AIM
Leaving out every picture, copy the lines of the data exactly, from the first through the line containing "facecolor='#ffff00', edgecolor='none', zorder=3, clip_on=False))".

RECORDS FOR THIS EXERCISE
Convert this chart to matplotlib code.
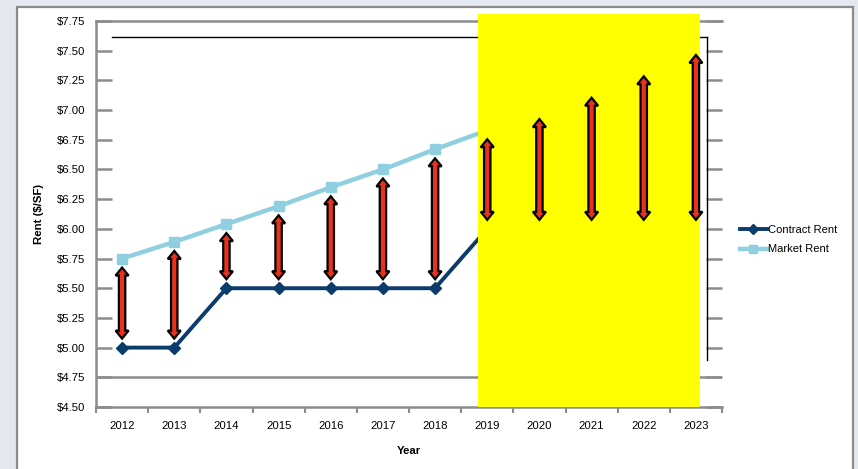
import matplotlib
matplotlib.use("Agg")
import matplotlib.pyplot as plt
from matplotlib.patches import Polygon, Rectangle
from matplotlib.lines import Line2D
import numpy as np

plt.rcParams['font.family'] = ['Liberation Sans', 'DejaVu Sans']

years = [2012, 2013, 2014, 2015, 2016, 2017, 2018, 2019, 2020, 2021, 2022, 2023]
contract_rent = [5.00, 5.00, 5.50, 5.50, 5.50, 5.50, 5.50, 6.00, 6.00, 6.00, 6.00, 6.00]
market_rent = [5.75, 5.89, 6.04, 6.19, 6.35, 6.50, 6.67, 6.83, 7.00, 7.18, 7.36, 7.54]
y_ticks = [4.50, 4.75, 5.00, 5.25, 5.50, 5.75, 6.00, 6.25, 6.50, 6.75, 7.00, 7.25, 7.50, 7.75]

navy = '#0b3c6b'
light_blue = '#8fcfe0'
gray = '#8c8c8c'
W, H = 858, 469

fig = plt.figure(figsize=(W / 100, H / 100), dpi=100)
fig.patch.set_facecolor('#e3e8f1')
fig.patches.append(Rectangle((17 / W, -0.05), (853 - 17) / W, (H - 7) / H + 0.05,
                             transform=fig.transFigure, facecolor='white',
                             edgecolor='#8a8a8a', linewidth=1.6, zorder=-1))

ax = fig.add_axes([96 / W, (H - 407) / H, (722 - 96) / W, (407 - 21) / H])
x = np.arange(len(years))

l1, = ax.plot(x, contract_rent, color=navy, lw=2.8, marker='D', ms=6.5, zorder=2,
              label='Contract Rent')
l2, = ax.plot(x, market_rent, color=light_blue, lw=3.2, marker='s', ms=7.5, zorder=2,
              label='Market Rent')

ax.set_xlim(-0.5, len(years) - 0.5)
ax.set_ylim(4.50, 7.75)

# highlight box for forecast years
hl_left, hl_right, hl_top = 6.82, 11.07, 7.81
ax.add_patch(Rectangle((hl_left, 4.50), hl_right - hl_left, hl_top - 4.50,
                       facecolor='#ffff00', edgecolor='none', zorder=3, clip_on=False))

# series stay hidden behind the highlight (nothing sticks out on the right)
clip = Rectangle((-0.5, 4.4), hl_right + 0.45, 3.5, transform=ax.transData)
for ln in (l1, l2):
    ln.set_clip_path(clip)

# stray outline lines
ax.plot([-0.19, 11.21], [7.615, 7.615], color='black', lw=1, zorder=2.8, clip_on=False)
ax.plot([11.21, 11.21], [4.897, 7.615], color='black', lw=1, zorder=2.8, clip_on=False)

ax.axhline(4.75, color=gray, lw=1.8, zorder=1)

for side in ['left', 'top', 'bottom']:
    ax.spines[side].set_color(gray)
    ax.spines[side].set_linewidth(1.8)
ax.spines['right'].set_visible(False)

ax.set_yticks(y_ticks)
ax.set_yticklabels([f'${v:.2f}' for v in y_ticks], fontsize=8.2)
ax.tick_params(axis='y', direction='in', length=11.5, width=1.8, color=gray,
               right=True, pad=8)
ax.set_xticks(x)
ax.set_xticklabels([str(y) for y in years], fontsize=8.2)
ax.set_xticks(np.arange(-0.5, len(years), 1), minor=True)
ax.tick_params(axis='x', which='major', length=0, pad=10)
ax.tick_params(axis='x', which='minor', direction='out', length=4, width=1.5, color=gray)

ax.set_ylabel('Rent ($/SF)', fontsize=8.2, fontweight='bold', labelpad=9)
ax.set_xlabel('Year', fontsize=8.2, fontweight='bold', labelpad=11)

# double headed block arrows between contract and market rent
gap = 9
shaft = 3.2
head_w = 6.5
head_l = 8
to_disp = ax.transData.transform
for i in range(len(years)):
    xb, yb = to_disp((x[i], contract_rent[i]))
    _, yt = to_disp((x[i], market_rent[i]))
    yb += gap
    yt -= gap
    verts = [
        (xb, yb),
        (xb + head_w, yb + head_l),
        (xb + shaft, yb + head_l),
        (xb + shaft, yt - head_l),
        (xb + head_w, yt - head_l),
        (xb, yt),
        (xb - head_w, yt - head_l),
        (xb - shaft, yt - head_l),
        (xb - shaft, yb + head_l),
        (xb - head_w, yb + head_l),
    ]
    ax.add_patch(Polygon(verts, closed=True, transform=None, facecolor='#e8321e',
                         edgecolor='black', linewidth=1.6, zorder=5, clip_on=False))

handles = [
    Line2D([], [], color=navy, lw=2.8, marker='D', ms=5),
    Line2D([], [], color=light_blue, lw=3.2, marker='s', ms=6),
]
fig.legend(handles, ['Contract Rent', 'Market Rent'], loc='upper left',
           bbox_to_anchor=(740 / W, 1 - 225 / H), frameon=False, fontsize=8,
           handlelength=2.4, handletextpad=0.15, labelspacing=0.85,
           borderaxespad=0, borderpad=0)

fig.savefig('out.png', dpi=100, facecolor=fig.get_facecolor())
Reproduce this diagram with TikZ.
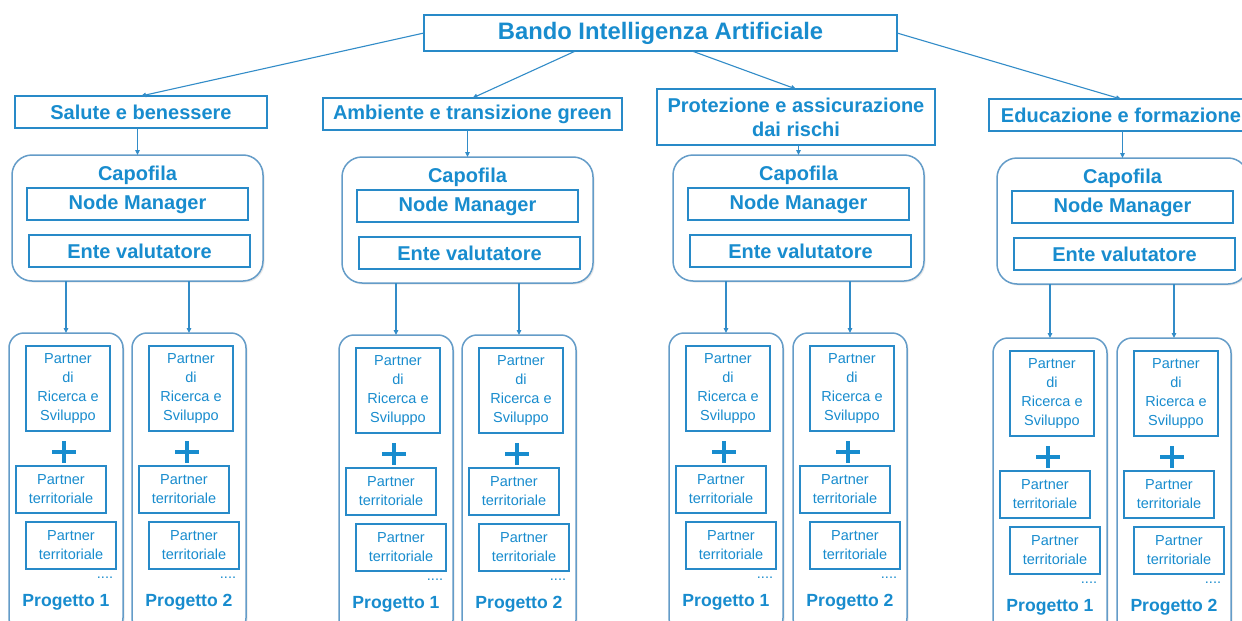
\documentclass[tikz,border=0pt]{standalone}
\usepackage{fontspec}
\setmainfont{Liberation Sans}
\usetikzlibrary{arrows.meta,shadows}
\definecolor{tblue}{RGB}{24,140,206}
\definecolor{bblue}{RGB}{40,138,200}
\definecolor{cblue}{RGB}{100,156,200}
\definecolor{lblue}{RGB}{50,140,200}
\tikzset{
 every node/.style={inner sep=0pt, outer sep=0pt},
 topbox/.style={draw=bblue, line width=1.6pt, text=tblue, font=\bfseries\fontsize{23.8}{28}\selectfont, minimum width=473pt, minimum height=36pt},
 catbox/.style={draw=bblue, line width=1.8pt, text=tblue, font=\bfseries\fontsize{20}{24}\selectfont, align=center},
 capbox/.style={draw=cblue, line width=1.5pt, rounded corners=20pt, minimum width=251pt, minimum height=126pt, fill=white, drop shadow={opacity=0.18, shadow xshift=1.5pt, shadow yshift=-1.5pt}},
 rolebox/.style={draw=bblue, line width=1.8pt, text=tblue, font=\bfseries\fontsize{20}{24}\selectfont, minimum width=221pt, minimum height=32pt},
 captxt/.style={text=tblue, font=\bfseries\fontsize{20}{24}\selectfont},
 projbox/.style={draw=cblue, line width=1.5pt, rounded corners=15pt, minimum width=114pt, minimum height=300pt, fill=white, drop shadow={opacity=0.18, shadow xshift=1.5pt, shadow yshift=-1.5pt}},
 pbox/.style={draw=bblue, line width=1.5pt, text=tblue, font=\fontsize{14.5}{19}\selectfont, align=center},
 plussign/.style={draw=tblue, line width=4.5pt},
 dotstxt/.style={text=tblue, font=\fontsize{14.5}{16}\selectfont, anchor=base},
 progtxt/.style={text=tblue, font=\bfseries\fontsize{17.6}{20}\selectfont},
 arr/.style={draw=lblue, line width=1.1pt, -{Triangle[length=5pt,width=4.5pt]}},
}
\newcommand\capunit[3]{%
 \node[capbox] (#1) at (#2+125.5,#3+63) {};
 \node[captxt] (#1t) at (#2+125.5,#3+20) {Capofila};
 \node[rolebox] (#1m) at (#2+125.5,#3+49) {Node Manager};
 \node[rolebox] (#1e) at (#2+127.5,#3+96) {Ente valutatore};
}
\newcommand\projunit[4]{%
 \node[projbox] (#1) at (#2+57,#3+150) {};
 \node[pbox, minimum width=84pt, minimum height=85pt] (#1r) at (#2+59,#3+55.5) {Partner\\di\\Ricerca e\\Sviluppo};
 \draw[plussign] (#2+43,#3+119) -- (#2+67,#3+119);
 \draw[plussign] (#2+55,#3+108) -- (#2+55,#3+130);
 \node[pbox, minimum width=90pt, minimum height=47pt] (#1a) at (#2+52,#3+156.5) {Partner\\territoriale};
 \node[pbox, minimum width=90pt, minimum height=47pt] (#1b) at (#2+62,#3+212.5) {Partner\\territoriale};
 \node[dotstxt] (#1d) at (#2+96,#3+245.5) {....};
 \node[progtxt] (#1p) at (#2+57,#3+269) {Progetto #4};
}
\begin{document}
\begin{tikzpicture}[x=1pt,y=-1pt]
\useasboundingbox (0,0) rectangle (1242,621);
\fill[white] (0,0) rectangle (1242,621);
\clip (0,0) rectangle (1242,621);
% top
\node[topbox] (top) at (660.5,33) {Bando Intelligenza Artificiale};
% categories
\node[catbox, minimum width=252pt, minimum height=32pt] (c1) at (141,112) {Salute e benessere};
\node[catbox, minimum width=299pt, minimum height=32pt] (c2) at (472.5,114) {Ambiente e transizione green};
\node[catbox, minimum width=278pt, minimum height=56pt] (c3) at (796,117) {Protezione e assicurazione\\dai rischi};
\node[catbox, minimum width=264pt, minimum height=32pt] (c4) at (1121,115) {Educazione e formazione};
% capofila
\capunit{k1}{12}{155}
\capunit{k2}{342}{157}
\capunit{k3}{673}{155}
\capunit{k4}{997}{158}
% projects
\projunit{p11}{9}{333}{1}
\projunit{p12}{132}{333}{2}
\projunit{p21}{339}{335}{1}
\projunit{p22}{462}{335}{2}
\projunit{p31}{669}{333}{1}
\projunit{p32}{793}{333}{2}
\projunit{p41}{993}{338}{1}
\projunit{p42}{1117}{338}{2}
% connectors
\draw[arr] (top.west) -- (c1.north);
\draw[arr] ([xshift=-85pt]top.south) -- (c2.north);
\draw[arr] ([xshift=31.5pt]top.south) -- (c3.north);
\draw[arr] (top.east) -- (c4.north);
\foreach \i in {1,2,3,4}{
 \draw[arr] (c\i.south -| k\i.north) -- (k\i.north);
 \draw[arr] (k\i.south -| p\i1.north) -- (p\i1.north);
 \draw[arr] (k\i.south -| p\i2.north) -- (p\i2.north);
}
\end{tikzpicture}
\end{document}
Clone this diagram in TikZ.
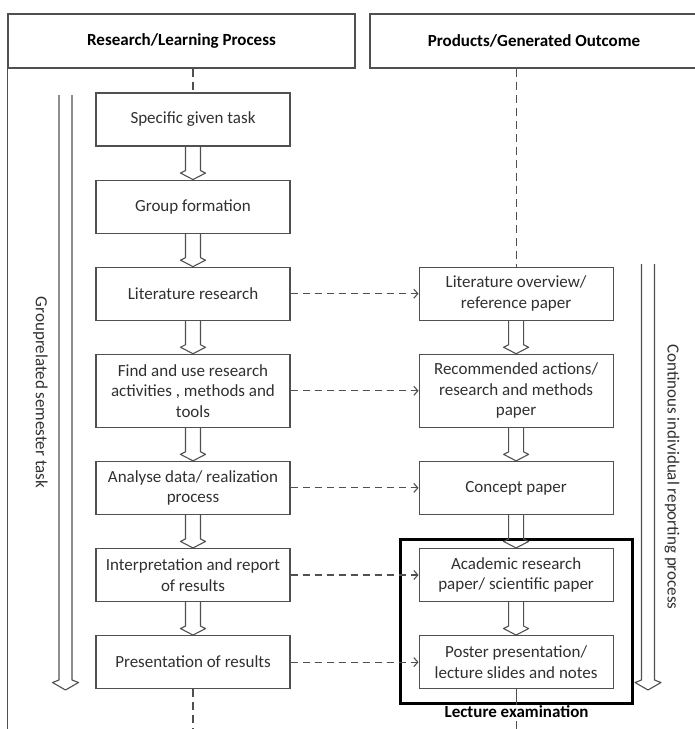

RESPONSE BELOW
Convert this chart to matplotlib code.
import matplotlib
matplotlib.use("Agg")
import matplotlib.pyplot as plt
from matplotlib.patches import Polygon, Rectangle
from matplotlib.lines import Line2D
import numpy as np

plt.rcParams['font.family'] = ['Liberation Sans', 'DejaVu Sans']

years = [2012, 2013, 2014, 2015, 2016, 2017, 2018, 2019, 2020, 2021, 2022, 2023]
contract_rent = [5.00, 5.00, 5.50, 5.50, 5.50, 5.50, 5.50, 6.00, 6.00, 6.00, 6.00, 6.00]
market_rent = [5.75, 5.89, 6.04, 6.19, 6.35, 6.50, 6.67, 6.83, 7.00, 7.18, 7.36, 7.54]
y_ticks = [4.50, 4.75, 5.00, 5.25, 5.50, 5.75, 6.00, 6.25, 6.50, 6.75, 7.00, 7.25, 7.50, 7.75]

navy = '#0b3c6b'
light_blue = '#8fcfe0'
gray = '#8c8c8c'
W, H = 858, 469

fig = plt.figure(figsize=(W / 100, H / 100), dpi=100)
fig.patch.set_facecolor('#e3e8f1')
fig.patches.append(Rectangle((17 / W, -0.05), (853 - 17) / W, (H - 7) / H + 0.05,
                             transform=fig.transFigure, facecolor='white',
                             edgecolor='#8a8a8a', linewidth=1.6, zorder=-1))

ax = fig.add_axes([96 / W, (H - 407) / H, (722 - 96) / W, (407 - 21) / H])
x = np.arange(len(years))

l1, = ax.plot(x, contract_rent, color=navy, lw=2.8, marker='D', ms=6.5, zorder=2,
              label='Contract Rent')
l2, = ax.plot(x, market_rent, color=light_blue, lw=3.2, marker='s', ms=7.5, zorder=2,
              label='Market Rent')

ax.set_xlim(-0.5, len(years) - 0.5)
ax.set_ylim(4.50, 7.75)

# highlight box for forecast years
hl_left, hl_right, hl_top = 6.82, 11.07, 7.81
ax.add_patch(Rectangle((hl_left, 4.50), hl_right - hl_left, hl_top - 4.50,
                       facecolor='#ffff00', edgecolor='none', zorder=3, clip_on=False))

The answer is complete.